| EXERCISE DIRECTIONS |
Copy every entry exactly as given, minus the images.

| DATASET ROWS |

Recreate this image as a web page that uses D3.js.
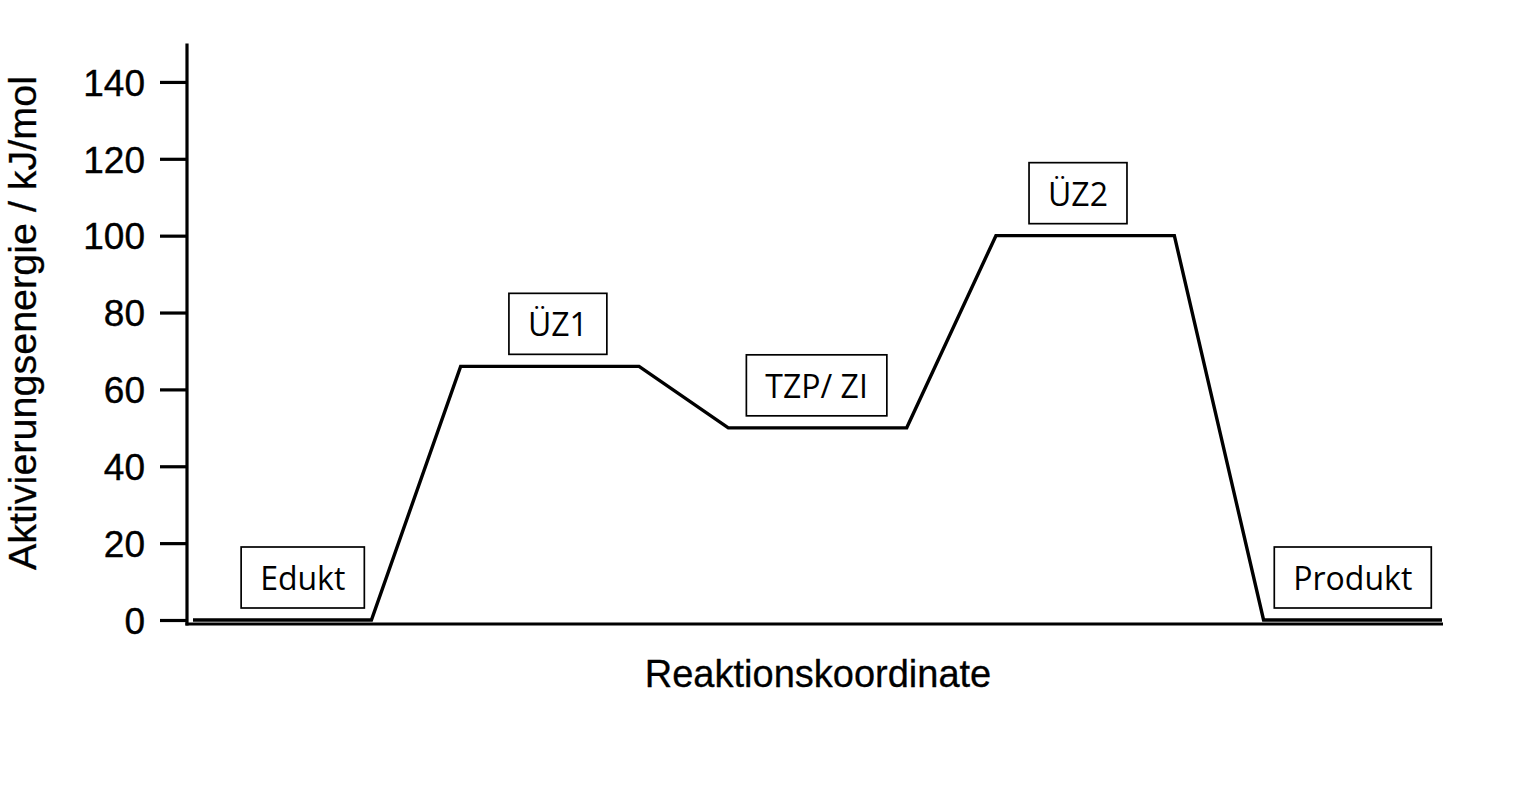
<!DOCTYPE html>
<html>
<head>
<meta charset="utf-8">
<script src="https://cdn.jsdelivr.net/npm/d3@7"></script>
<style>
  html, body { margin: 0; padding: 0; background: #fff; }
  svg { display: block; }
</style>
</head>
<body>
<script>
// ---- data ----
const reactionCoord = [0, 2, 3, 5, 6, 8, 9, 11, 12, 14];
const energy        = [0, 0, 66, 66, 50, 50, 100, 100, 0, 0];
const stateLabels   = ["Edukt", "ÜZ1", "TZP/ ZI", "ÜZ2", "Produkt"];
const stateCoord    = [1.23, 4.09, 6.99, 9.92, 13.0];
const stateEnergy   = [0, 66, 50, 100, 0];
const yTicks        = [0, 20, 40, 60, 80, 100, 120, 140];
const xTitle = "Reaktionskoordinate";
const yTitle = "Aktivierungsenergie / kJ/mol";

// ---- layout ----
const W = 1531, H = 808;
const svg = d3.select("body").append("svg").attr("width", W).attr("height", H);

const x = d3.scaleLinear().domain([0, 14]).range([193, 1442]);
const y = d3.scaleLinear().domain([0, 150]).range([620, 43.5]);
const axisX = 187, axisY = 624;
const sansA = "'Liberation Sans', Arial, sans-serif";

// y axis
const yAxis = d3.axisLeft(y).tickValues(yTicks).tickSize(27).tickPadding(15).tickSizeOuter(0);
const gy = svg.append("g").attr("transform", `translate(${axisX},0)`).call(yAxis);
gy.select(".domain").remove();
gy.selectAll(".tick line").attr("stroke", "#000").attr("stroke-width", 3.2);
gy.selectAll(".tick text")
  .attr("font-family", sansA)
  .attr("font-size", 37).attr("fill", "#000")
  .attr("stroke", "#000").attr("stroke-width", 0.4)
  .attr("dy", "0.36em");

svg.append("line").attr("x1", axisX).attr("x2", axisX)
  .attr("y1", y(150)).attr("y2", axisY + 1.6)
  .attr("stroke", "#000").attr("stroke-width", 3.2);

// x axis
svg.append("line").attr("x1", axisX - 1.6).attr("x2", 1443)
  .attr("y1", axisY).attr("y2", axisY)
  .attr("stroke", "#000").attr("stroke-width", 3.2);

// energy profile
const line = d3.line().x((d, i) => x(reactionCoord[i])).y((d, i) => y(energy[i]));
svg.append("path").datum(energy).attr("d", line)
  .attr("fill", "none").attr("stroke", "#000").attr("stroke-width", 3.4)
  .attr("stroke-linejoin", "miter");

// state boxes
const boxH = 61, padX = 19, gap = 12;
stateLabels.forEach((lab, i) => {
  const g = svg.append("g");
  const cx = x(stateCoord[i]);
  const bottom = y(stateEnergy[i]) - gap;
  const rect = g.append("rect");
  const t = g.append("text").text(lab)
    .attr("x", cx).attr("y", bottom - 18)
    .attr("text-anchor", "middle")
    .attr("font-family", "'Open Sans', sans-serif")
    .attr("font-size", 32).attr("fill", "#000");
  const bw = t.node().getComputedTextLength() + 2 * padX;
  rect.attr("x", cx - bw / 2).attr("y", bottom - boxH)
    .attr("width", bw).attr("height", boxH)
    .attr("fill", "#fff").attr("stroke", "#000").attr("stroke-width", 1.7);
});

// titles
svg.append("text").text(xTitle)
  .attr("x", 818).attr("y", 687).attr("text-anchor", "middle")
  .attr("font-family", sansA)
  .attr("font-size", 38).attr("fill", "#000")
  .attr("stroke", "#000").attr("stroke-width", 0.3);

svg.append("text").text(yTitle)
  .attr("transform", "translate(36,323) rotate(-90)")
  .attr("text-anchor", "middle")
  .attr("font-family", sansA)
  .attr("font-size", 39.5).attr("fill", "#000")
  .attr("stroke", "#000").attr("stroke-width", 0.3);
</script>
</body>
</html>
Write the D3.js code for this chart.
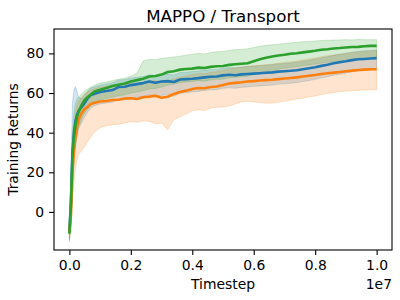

| FINISHED TASK |
Recreate this image as a web page that uses D3.js.
<!DOCTYPE html>
<html>
<head>
<meta charset="utf-8">
<script src="https://cdn.jsdelivr.net/npm/d3@7"></script>
<style>
  html, body { margin: 0; padding: 0; background: #fff; }
  svg { display: block; }
</style>
</head>
<body>
<script>
// ---- data ----
const reactionCoord = [0, 2, 3, 5, 6, 8, 9, 11, 12, 14];
const energy        = [0, 0, 66, 66, 50, 50, 100, 100, 0, 0];
const stateLabels   = ["Edukt", "ÜZ1", "TZP/ ZI", "ÜZ2", "Produkt"];
const stateCoord    = [1.23, 4.09, 6.99, 9.92, 13.0];
const stateEnergy   = [0, 66, 50, 100, 0];
const yTicks        = [0, 20, 40, 60, 80, 100, 120, 140];
const xTitle = "Reaktionskoordinate";
const yTitle = "Aktivierungsenergie / kJ/mol";

// ---- layout ----
const W = 1531, H = 808;
const svg = d3.select("body").append("svg").attr("width", W).attr("height", H);

const x = d3.scaleLinear().domain([0, 14]).range([193, 1442]);
const y = d3.scaleLinear().domain([0, 150]).range([620, 43.5]);
const axisX = 187, axisY = 624;
const sansA = "'Liberation Sans', Arial, sans-serif";

// y axis
const yAxis = d3.axisLeft(y).tickValues(yTicks).tickSize(27).tickPadding(15).tickSizeOuter(0);
const gy = svg.append("g").attr("transform", `translate(${axisX},0)`).call(yAxis);
gy.select(".domain").remove();
gy.selectAll(".tick line").attr("stroke", "#000").attr("stroke-width", 3.2);
gy.selectAll(".tick text")
  .attr("font-family", sansA)
  .attr("font-size", 37).attr("fill", "#000")
  .attr("stroke", "#000").attr("stroke-width", 0.4)
  .attr("dy", "0.36em");

svg.append("line").attr("x1", axisX).attr("x2", axisX)
  .attr("y1", y(150)).attr("y2", axisY + 1.6)
  .attr("stroke", "#000").attr("stroke-width", 3.2);

// x axis
svg.append("line").attr("x1", axisX - 1.6).attr("x2", 1443)
  .attr("y1", axisY).attr("y2", axisY)
  .attr("stroke", "#000").attr("stroke-width", 3.2);

// energy profile
const line = d3.line().x((d, i) => x(reactionCoord[i])).y((d, i) => y(energy[i]));
svg.append("path").datum(energy).attr("d", line)
  .attr("fill", "none").attr("stroke", "#000").attr("stroke-width", 3.4)
  .attr("stroke-linejoin", "miter");

// state boxes
const boxH = 61, padX = 19, gap = 12;
stateLabels.forEach((lab, i) => {
  const g = svg.append("g");
  const cx = x(stateCoord[i]);
  const bottom = y(stateEnergy[i]) - gap;
  const rect = g.append("rect");
  const t = g.append("text").text(lab)
    .attr("x", cx).attr("y", bottom - 18)
    .attr("text-anchor", "middle")
    .attr("font-family", "'Open Sans', sans-serif")
    .attr("font-size", 32).attr("fill", "#000");
  const bw = t.node().getComputedTextLength() + 2 * padX;
  rect.attr("x", cx - bw / 2).attr("y", bottom - boxH)
    .attr("width", bw).attr("height", boxH)
    .attr("fill", "#fff").attr("stroke", "#000").attr("stroke-width", 1.7);
});

// titles
svg.append("text").text(xTitle)
  .attr("x", 818).attr("y", 687).attr("text-anchor", "middle")
  .attr("font-family", sansA)
  .attr("font-size", 38).attr("fill", "#000")
  .attr("stroke", "#000").attr("stroke-width", 0.3);

svg.append("text").text(yTitle)
  .attr("transform", "translate(36,323) rotate(-90)")
  .attr("text-anchor", "middle")
  .attr("font-family", sansA)
  .attr("font-size", 39.5).attr("fill", "#000")
  .attr("stroke", "#000").attr("stroke-width", 0.3);
</script>
</body>
</html>
Write the D3.js code for this chart.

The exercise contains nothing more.